* [Instruction] Reproduce every line of the material below, but drop the pictures.

* [Collected data]
* * * * * * *

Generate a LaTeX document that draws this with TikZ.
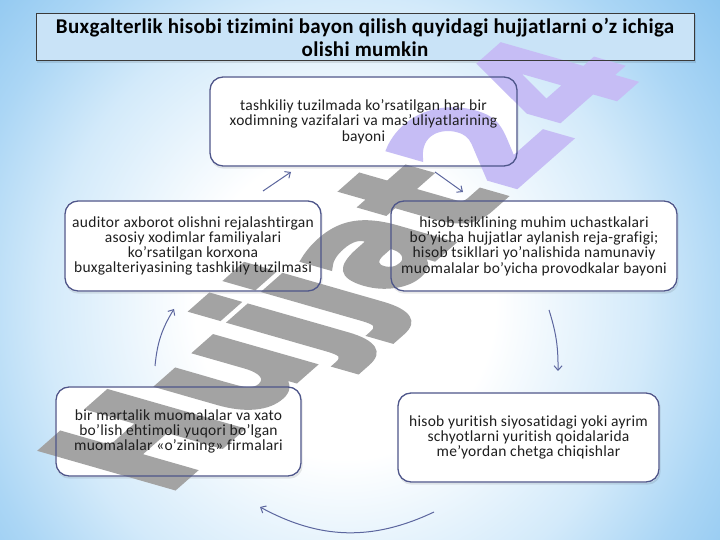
\documentclass[tikz,border=0pt]{standalone}
\usepackage{fontspec}
\setmainfont{Carlito}[Ligatures=NoCommon]
\newfontfamily\boxfont{Carlito}[LetterSpace=1.8,Ligatures=NoCommon]
\newfontfamily\titlefont{Carlito}[LetterSpace=1.5,Ligatures=NoCommon]
\newfontfamily\wmfont{DejaVu Sans}[BoldFeatures={FakeBold=4}]
\usetikzlibrary{arrows.meta,calc}
\definecolor{bgmid}{HTML}{D3EAFA}
\definecolor{bgmid2}{HTML}{ABD6F5}
\definecolor{bgout}{HTML}{8DC6F0}
\definecolor{boxline}{RGB}{78,86,138}
\definecolor{arrowcol}{RGB}{92,102,158}
\definecolor{boxtext}{HTML}{1E1E1E}
\definecolor{titlefill}{HTML}{C9E3F7}
\definecolor{titleline}{HTML}{3A3A3A}
\definecolor{wmgray}{RGB}{163,163,163}
\definecolor{wmpurple}{RGB}{198,189,245}
\pgfdeclareradialshading{bgshade}{\pgfpoint{0bp}{0bp}}{color(0bp)=(white); color(10bp)=(white); color(20bp)=(bgmid); color(26bp)=(bgmid2); color(32bp)=(bgout); color(50bp)=(bgout)}
\pgfdeclarelayer{back}
\pgfdeclarelayer{wmark}
\pgfsetlayers{back,wmark,main}
\tikzset{
  box/.style={draw=boxline, line width=1.3pt, rounded corners=13pt, align=center,
    inner sep=0pt, text=boxtext, font=\boxfont\fontsize{15.5}{15.3}\selectfont},
  titlebox/.style={draw=titleline, line width=1pt, align=center, inner sep=0pt,
    font=\titlefont\bfseries\fontsize{21}{22.5}\selectfont},
  arr/.style={draw=arrowcol, line width=1pt, -{Straight Barb[length=4.5pt,width=8pt]}},
  wmtext/.style={anchor=base west, inner sep=0pt, outer sep=0pt, transform shape,
    font=\wmfont\bfseries\fontsize{100}{100}\selectfont},
}
\begin{document}
\begin{tikzpicture}[x=1pt,y=1pt]
\useasboundingbox (0,0) rectangle (720,540);
% title
\node[titlebox, minimum width=658, minimum height=47] (title) at (365,502.5)
  {Buxgalterlik hisobi tizimini bayon qilish quyidagi hujjatlarni o’z ichiga\\olishi mumkin};
% boxes
\node[box, minimum width=307, minimum height=89] (top) at (363.5,418.5)
  {tashkiliy tuzilmada ko’rsatilgan har bir\\xodimning vazifalari va mas’uliyatlarining\\bayoni};
\node[box, minimum width=256, minimum height=90] (left) at (193,294)
  {auditor axborot olishni rejalashtirgan\\asosiy xodimlar familiyalari\\ko’rsatilgan korxona\\buxgalteriyasining tashkiliy tuzilmasi};
\node[box, minimum width=286, minimum height=90] (right) at (534,294)
  {hisob tsiklining muhim uchastkalari\\bo’yicha hujjatlar aylanish reja-grafigi;\\hisob tsikllari yo’nalishida namunaviy\\muomalalar bo’yicha provodkalar bayoni};
\node[box, minimum width=245, minimum height=89] (bl) at (178.5,108.5)
  {bir martalik muomalalar va xato\\bo’lish ehtimoli yuqori bo’lgan\\muomalalar «o’zining» firmalari};
\node[box, minimum width=261, minimum height=89] (br) at (528.5,102.5)
  {hisob yuritish siyosatidagi yoki ayrim\\schyotlarni yuritish qoidalarida\\me’yordan chetga chiqishlar};
% arrows
\coordinate (a1s) at (263,349); \coordinate (a1e) at (291,368);
\coordinate (a2s) at (435,368); \coordinate (a2e) at (463,348);
\coordinate (a3s) at (549,230); \coordinate (a3e) at (558,169);
\coordinate (a4s) at (434,28);  \coordinate (a4e) at (260,33);
\coordinate (a5s) at (155,174); \coordinate (a5e) at (174,231);
\draw[arr] (a1s) -- (a1e);
\draw[arr] (a2s) -- (a2e);
\draw[arr] (a3s) to[bend left=9] (a3e);
\draw[arr] (a4s) to[bend left=27] (a4e);
\draw[arr] (a5s) to[bend left=13] (a5e);
% watermark
\begin{pgfonlayer}{wmark}
\begin{scope}[cm={1.0126,0.8928,-1.80,0.516,(164.7,44.1)}]
\node[wmtext, text=wmgray] (wm1) at (0,0) {Hujjat};
\node[wmtext, text=wmpurple] (wm2) at (wm1.base east) {24};
\end{scope}
\end{pgfonlayer}
% background, shadows and fills
\begin{pgfonlayer}{back}
\begin{scope}
\clip (0,0) rectangle (720,540);
\shade[shading=bgshade] (-30,-150) rectangle (720,620);
\end{scope}
\foreach \n in {top,left,right,bl,br}{
  \fill[black, opacity=0.09, rounded corners=13pt]
    ($(\n.south west)+(1,-2)$) rectangle ($(\n.north east)+(1,-2)$);
  \fill[white, rounded corners=13pt] (\n.south west) rectangle (\n.north east);
}
\fill[black, opacity=0.1] ($(title.south west)+(1,-2)$) rectangle ($(title.north east)+(1,-2)$);
\fill[titlefill] (title.south west) rectangle (title.north east);
\end{pgfonlayer}
\end{tikzpicture}
\end{document}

* * * * * * *

* [Solution to this problem]
Generate a LaTeX document that draws this with TikZ.
\documentclass[tikz,border=0pt]{standalone}
\usepackage{fontspec}
\setmainfont{Carlito}[Ligatures=NoCommon]
\newfontfamily\boxfont{Carlito}[LetterSpace=1.8,Ligatures=NoCommon]
\newfontfamily\titlefont{Carlito}[LetterSpace=1.5,Ligatures=NoCommon]
\newfontfamily\wmfont{DejaVu Sans}[BoldFeatures={FakeBold=4}]
\usetikzlibrary{arrows.meta,calc}
\definecolor{bgmid}{HTML}{D3EAFA}
\definecolor{bgmid2}{HTML}{ABD6F5}
\definecolor{bgout}{HTML}{8DC6F0}
\definecolor{boxline}{RGB}{78,86,138}
\definecolor{arrowcol}{RGB}{92,102,158}
\definecolor{boxtext}{HTML}{1E1E1E}
\definecolor{titlefill}{HTML}{C9E3F7}
\definecolor{titleline}{HTML}{3A3A3A}
\definecolor{wmgray}{RGB}{163,163,163}
\definecolor{wmpurple}{RGB}{198,189,245}
\pgfdeclareradialshading{bgshade}{\pgfpoint{0bp}{0bp}}{color(0bp)=(white); color(10bp)=(white); color(20bp)=(bgmid); color(26bp)=(bgmid2); color(32bp)=(bgout); color(50bp)=(bgout)}
\pgfdeclarelayer{back}
\pgfdeclarelayer{wmark}
\pgfsetlayers{back,wmark,main}
\tikzset{
  box/.style={draw=boxline, line width=1.3pt, rounded corners=13pt, align=center,
    inner sep=0pt, text=boxtext, font=\boxfont\fontsize{15.5}{15.3}\selectfont},
  titlebox/.style={draw=titleline, line width=1pt, align=center, inner sep=0pt,
    font=\titlefont\bfseries\fontsize{21}{22.5}\selectfont},
  arr/.style={draw=arrowcol, line width=1pt, -{Straight Barb[length=4.5pt,width=8pt]}},
  wmtext/.style={anchor=base west, inner sep=0pt, outer sep=0pt, transform shape,
    font=\wmfont\bfseries\fontsize{100}{100}\selectfont},
}
\begin{document}
\begin{tikzpicture}[x=1pt,y=1pt]
\useasboundingbox (0,0) rectangle (720,540);
% title
\node[titlebox, minimum width=658, minimum height=47] (title) at (365,502.5)
  {Buxgalterlik hisobi tizimini bayon qilish quyidagi hujjatlarni o’z ichiga\\olishi mumkin};
% boxes
\node[box, minimum width=307, minimum height=89] (top) at (363.5,418.5)
  {tashkiliy tuzilmada ko’rsatilgan har bir\\xodimning vazifalari va mas’uliyatlarining\\bayoni};
\node[box, minimum width=256, minimum height=90] (left) at (193,294)
  {auditor axborot olishni rejalashtirgan\\asosiy xodimlar familiyalari\\ko’rsatilgan korxona\\buxgalteriyasining tashkiliy tuzilmasi};
\node[box, minimum width=286, minimum height=90] (right) at (534,294)
  {hisob tsiklining muhim uchastkalari\\bo’yicha hujjatlar aylanish reja-grafigi;\\hisob tsikllari yo’nalishida namunaviy\\muomalalar bo’yicha provodkalar bayoni};
\node[box, minimum width=245, minimum height=89] (bl) at (178.5,108.5)
  {bir martalik muomalalar va xato\\bo’lish ehtimoli yuqori bo’lgan\\muomalalar «o’zining» firmalari};
\node[box, minimum width=261, minimum height=89] (br) at (528.5,102.5)
  {hisob yuritish siyosatidagi yoki ayrim\\schyotlarni yuritish qoidalarida\\me’yordan chetga chiqishlar};
% arrows
\coordinate (a1s) at (263,349); \coordinate (a1e) at (291,368);
\coordinate (a2s) at (435,368); \coordinate (a2e) at (463,348);
\coordinate (a3s) at (549,230); \coordinate (a3e) at (558,169);
\coordinate (a4s) at (434,28);  \coordinate (a4e) at (260,33);
\coordinate (a5s) at (155,174); \coordinate (a5e) at (174,231);
\draw[arr] (a1s) -- (a1e);
\draw[arr] (a2s) -- (a2e);
\draw[arr] (a3s) to[bend left=9] (a3e);
\draw[arr] (a4s) to[bend left=27] (a4e);
\draw[arr] (a5s) to[bend left=13] (a5e);
% watermark
\begin{pgfonlayer}{wmark}
\begin{scope}[cm={1.0126,0.8928,-1.80,0.516,(164.7,44.1)}]
\node[wmtext, text=wmgray] (wm1) at (0,0) {Hujjat};
\node[wmtext, text=wmpurple] (wm2) at (wm1.base east) {24};
\end{scope}
\end{pgfonlayer}
% background, shadows and fills
\begin{pgfonlayer}{back}
\begin{scope}
\clip (0,0) rectangle (720,540);
\shade[shading=bgshade] (-30,-150) rectangle (720,620);
\end{scope}
\foreach \n in {top,left,right,bl,br}{
  \fill[black, opacity=0.09, rounded corners=13pt]
    ($(\n.south west)+(1,-2)$) rectangle ($(\n.north east)+(1,-2)$);
  \fill[white, rounded corners=13pt] (\n.south west) rectangle (\n.north east);
}
\fill[black, opacity=0.1] ($(title.south west)+(1,-2)$) rectangle ($(title.north east)+(1,-2)$);
\fill[titlefill] (title.south west) rectangle (title.north east);
\end{pgfonlayer}
\end{tikzpicture}
\end{document}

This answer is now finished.